David does something similar. When Saul questions David’s capacity, saying ‘you’re just a boy, and this guy has been in the boxing ring for years,’ David responds by talking about the lions and bears he’s been dealing with for years. There’s an echo of it in the Wizard of Oz (and this story of David is its source), when Dorothy, the Tin Man, and Scarecrow deal with their fear in the forest by chanting, “lions and tigers and bears, oh my,” believing that together they will be able to deal with whatever comes.

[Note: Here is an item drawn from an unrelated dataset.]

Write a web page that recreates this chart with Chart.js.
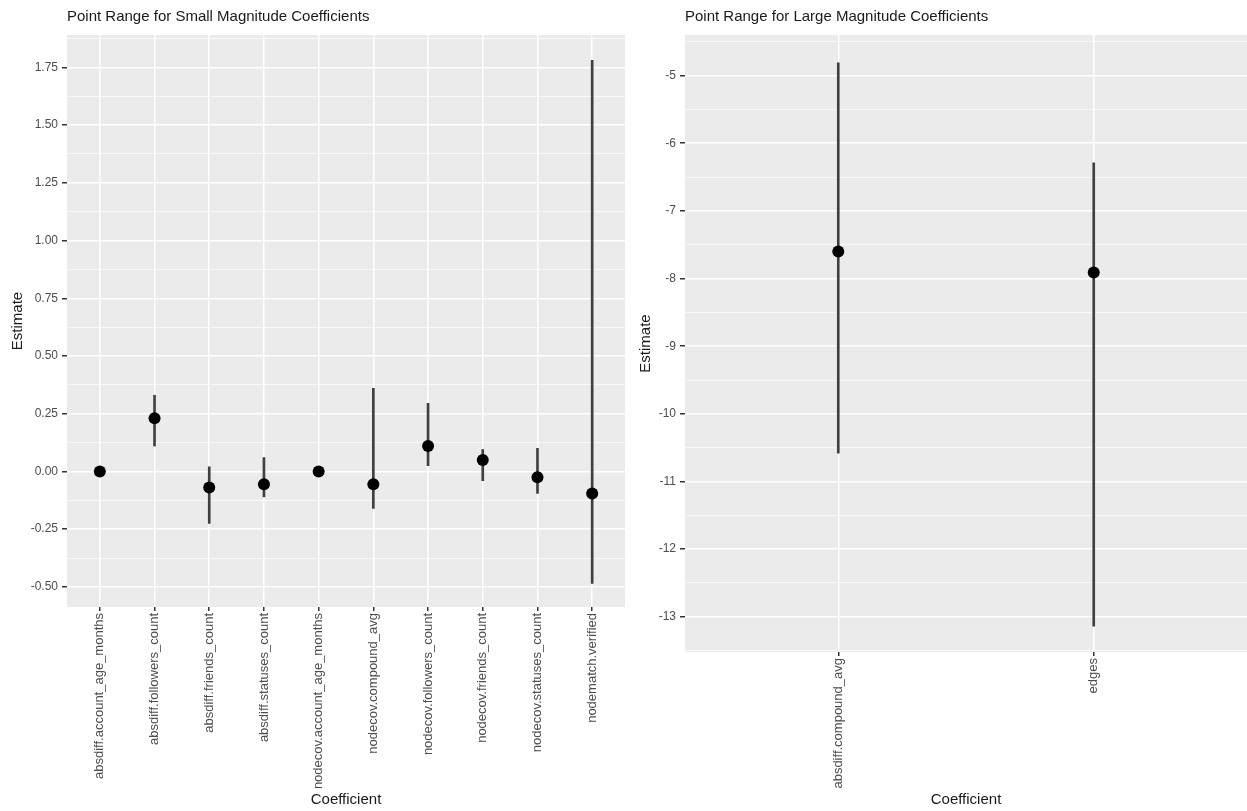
<!DOCTYPE html>
<html>
<head>
<meta charset="utf-8">
<script src="https://cdn.jsdelivr.net/npm/chart.js@4"></script>
<style>
  body { margin: 0; background: #fff; overflow: hidden; }
  .panel { position: absolute; top: 0; height: 811px; }
  #left { left: 0; width: 635px; }
  #right { left: 635px; width: 612px; }
</style>
</head>
<body>
<div class="panel" id="left"><canvas id="smallChart" width="635" height="811"></canvas></div>
<div class="panel" id="right"><canvas id="largeChart" width="612" height="811"></canvas></div>
<script>
// small magnitude coefficients
var smallCoefs = ['absdiff.account_age_months', 'absdiff.followers_count', 'absdiff.friends_count',
    'absdiff.statuses_count', 'nodecov.account_age_months', 'nodecov.compound_avg',
    'nodecov.followers_count', 'nodecov.friends_count', 'nodecov.statuses_count', 'nodematch.verified'];
var smallEst = [0.00, 0.23, -0.07, -0.055, 0.00, -0.055, 0.11, 0.05, -0.025, -0.095];
var smallLow = [-0.003, 0.11, -0.225, -0.11, -0.002, -0.16, 0.025, -0.04, -0.095, -0.485];
var smallHigh = [0.003, 0.33, 0.02, 0.06, 0.002, 0.36, 0.295, 0.095, 0.10, 1.78];

// large magnitude coefficients
var largeCoefs = ['absdiff.compound_avg', 'edges'];
var largeEst = [-7.60, -7.91];
var largeLow = [-10.58, -13.14];
var largeHigh = [-4.81, -6.29];

var FONT = '"Liberation Sans", Arial, sans-serif';

var panelBg = {
    id: 'panelBg',
    beforeDraw: function(chart) {
        var a = chart.chartArea;
        var ctx = chart.ctx;
        ctx.save();
        ctx.fillStyle = '#ebebeb';
        ctx.fillRect(a.left, a.top, a.right - a.left, a.bottom - a.top);
        ctx.restore();
    }
};

function isMajor(v, step) {
    return Math.abs(v / step - Math.round(v / step)) < 1e-6;
}

function makeChart(id, cats, est, low, high, opts) {
    var ranges = cats.map(function(c, i) { return { x: i, y: [low[i], high[i]] }; });
    var points = cats.map(function(c, i) { return { x: i, y: est[i] }; });

    return new Chart(document.getElementById(id), {
        type: 'bar',
        data: {
            datasets: [{
                type: 'line',
                data: points,
                showLine: false,
                pointRadius: opts.radius,
                pointBackgroundColor: '#000',
                pointBorderWidth: 0,
                order: 1
            }, {
                data: ranges,
                backgroundColor: '#404040',
                borderWidth: 0,
                barThickness: 2,
                order: 2
            }]
        },
        options: {
            responsive: false,
            animation: false,
            layout: { autoPadding: false, padding: { top: 0, right: opts.padRight, bottom: 0, left: 0 } },
            plugins: {
                legend: { display: false },
                tooltip: { enabled: false },
                title: {
                    display: true,
                    text: opts.title,
                    align: 'start',
                    fullSize: false,
                    color: '#1a1a1a',
                    font: { family: FONT, size: 15, weight: 'normal' },
                    padding: { top: 8, bottom: 9 }
                }
            },
            scales: {
                x: {
                    type: 'linear',
                    min: -0.6,
                    max: cats.length - 0.4,
                    offset: false,
                    afterBuildTicks: function(scale) {
                        scale.ticks = cats.map(function(c, i) { return { value: i }; });
                    },
                    afterFit: function(scale) {
                        scale.height = opts.xHeight;
                        scale.paddingLeft = 0;
                        scale.paddingRight = 0;
                    },
                    grid: { offset: false, color: '#fff', lineWidth: 1.5, tickColor: '#333', tickLength: 4 },
                    border: { display: false },
                    ticks: {
                        autoSkip: false,
                        minRotation: 90,
                        maxRotation: 90,
                        padding: 2,
                        color: '#4d4d4d',
                        font: { family: FONT, size: 13 },
                        callback: function(v) { return cats[v]; }
                    },
                    title: {
                        display: true,
                        text: 'Coefficient',
                        color: '#1a1a1a',
                        font: { family: FONT, size: 15 },
                        padding: { top: 0, bottom: 2 }
                    }
                },
                y: {
                    min: opts.yMin,
                    max: opts.yMax,
                    afterBuildTicks: function(scale) {
                        var t = [];
                        var s = opts.step / 2;
                        for (var v = Math.ceil(opts.yMin / s) * s; v <= opts.yMax + 1e-9; v += s) {
                            t.push({ value: Math.round(v * 1000) / 1000 });
                        }
                        scale.ticks = t;
                    },
                    afterFit: function(scale) { scale.width = opts.yWidth; },
                    grid: {
                        color: '#fff',
                        lineWidth: function(c) { return isMajor(c.tick.value, opts.step) ? 1.5 : 0.7; },
                        tickColor: function(c) { return isMajor(c.tick.value, opts.step) ? '#333' : 'rgba(0,0,0,0)'; },
                        tickLength: 5
                    },
                    border: { display: false },
                    ticks: {
                        autoSkip: false,
                        padding: 4,
                        color: '#4d4d4d',
                        font: { family: FONT, size: 12 },
                        callback: function(v) {
                            if (!isMajor(v, opts.step)) return '';
                            return v.toFixed(opts.decimals);
                        }
                    },
                    title: {
                        display: true,
                        text: 'Estimate',
                        color: '#1a1a1a',
                        font: { family: FONT, size: 15 },
                        padding: { top: opts.yTitlePad, bottom: 4 }
                    }
                }
            }
        },
        plugins: [panelBg]
    });
}

makeChart('smallChart', smallCoefs, smallEst, smallLow, smallHigh, {
    title: 'Point Range for Small Magnitude Coefficients',
    yMin: -0.587, yMax: 1.89, step: 0.25, decimals: 2,
    yWidth: 67, xHeight: 204, padRight: 10, radius: 6, yTitlePad: 9
});

makeChart('largeChart', largeCoefs, largeEst, largeLow, largeHigh, {
    title: 'Point Range for Large Magnitude Coefficients',
    yMin: -13.52, yMax: -4.40, step: 1, decimals: 0,
    yWidth: 50, xHeight: 159, padRight: 0, radius: 6, yTitlePad: 2
});
</script>
</body>
</html>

We can survive the storm in the night. We can engage the bullies and tyrants and deceivers. We can do it when we remember that we are well loved, and that whatever happens, the creator and source of new life is already at work, helping new life emerge again. We can do it when we remember that we never go alone – we, too, have a company of friends, even if some of them fall asleep at inopportune times. Jesus sleeps in this gospel scene, and his friends sleep in the garden of Gethsemane. Have you slept in exhaustion or in confidence?
Old Donation has a very long history – times of fear, sleeping of both kinds, and of discovering new life. You are still finding life here – and you’re still spreading new life to the community around you. I would pray, however, that you choose dunking in the cause of new life (baptism), or the kind of drenching that comes from braving storms at sea, rather than throwing neighbors into the drink to see if they drown. Make new and lively Christians here, help them discover what God has gi ven them, and then go with them just as you are, to damp down the fear each one of us will undoubtedly find.
God is with us, we never go alone, the storm doesn’t last forever, and there will be peace at the last.